Nested ++
, as the ones you have in your in-order visit, can be inefficient. This is because list1 ++ list2
will copy (the spine of) list1
, as follows:
(1:2:3:[]) ++ list2
=
1: ((2:3:[]) ++ list2)
=
1:2: ((3:[]) ++ list2)
=
1:2:3: ([] ++ list2)
=
1:2:3:list2
Copying the first list might not be so bad if done once, but when we nest ++
as in
((list1 ++ list2) ++ list3) ++ list4
we copy the copy of the copy, which slows everything down, often making O(N^2) something that should be O(N).
When computing list1 ++ list2
, a key idea is this one: if we only could keep a "pointer" to the end []
inside list1
, we could avoid the copy, and simply rewrite it with a pointer to list2
, we would obtain constant-time (destructive) append.
Now, do we have imperative-style mutability in Haskell? Not for regular lists. We could, however, transform out lists into "functions of the end", i.e. instead of writing
1:2:3:[]
for a list, we could write
\end -> 1:2:3:end
to represent the same data.
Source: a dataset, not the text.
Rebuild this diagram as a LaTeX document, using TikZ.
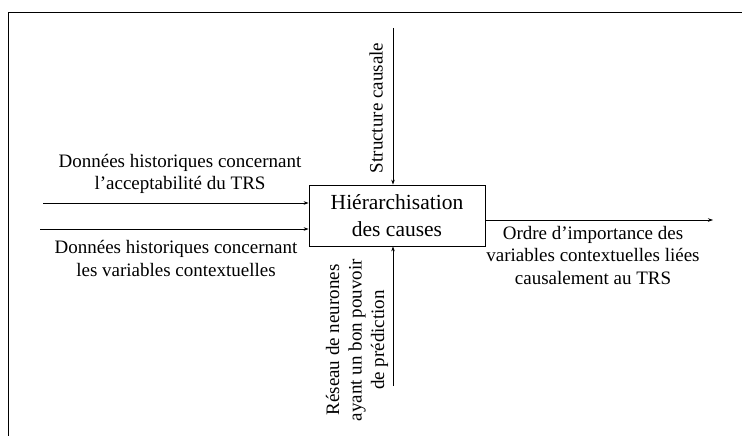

The latter representation of lists is called a "difference list". Converting from regular to difference lists is simple:
type DList a = [a] -> [a]
toDList :: [a] -> DList a
toDlist = (++)
fromDlist :: DList a -> [a]
fromDlist dl = dl []
So far so good, but how to concatenate two DList a
? We need to take something like
list1 = \end -> 1:2:3:end
list2 = \end -> 4:5:6:7:end
and return
concatenate list1 list2 = \end -> 1:2:3:4:5:6:7:end
It turns out that concatenate
is simply function composition, (.)
. I.e. list1 . list2
is exactly the concatenation we need. When we evaluate
fromDList (list1 . list2)
-- i.e.
(list1 . list2) []
no copy is done, since the end of list1
is immediately linked to list2
.
So, with this in mind, we can rewrite your code with minimal changes:
inorder :: IntegerTree -> [Integer]
inorder tree = fromDList (inorderDL tree)
inorderDL :: IntegerTree -> DList Integer
inorderDL (Leaf n) = (n :) -- that is, \end -> n: end
inorderDL (Node l n r) = inorderDL l . (n :) . inorderDL r
This will make no list copies, since when each sublist is generated at each recursive step, its tail won't be []
, but the "pointer" to the next list to concatenate.
Finally, note that this approach, under a different light, is exactly what Willem used in his answer.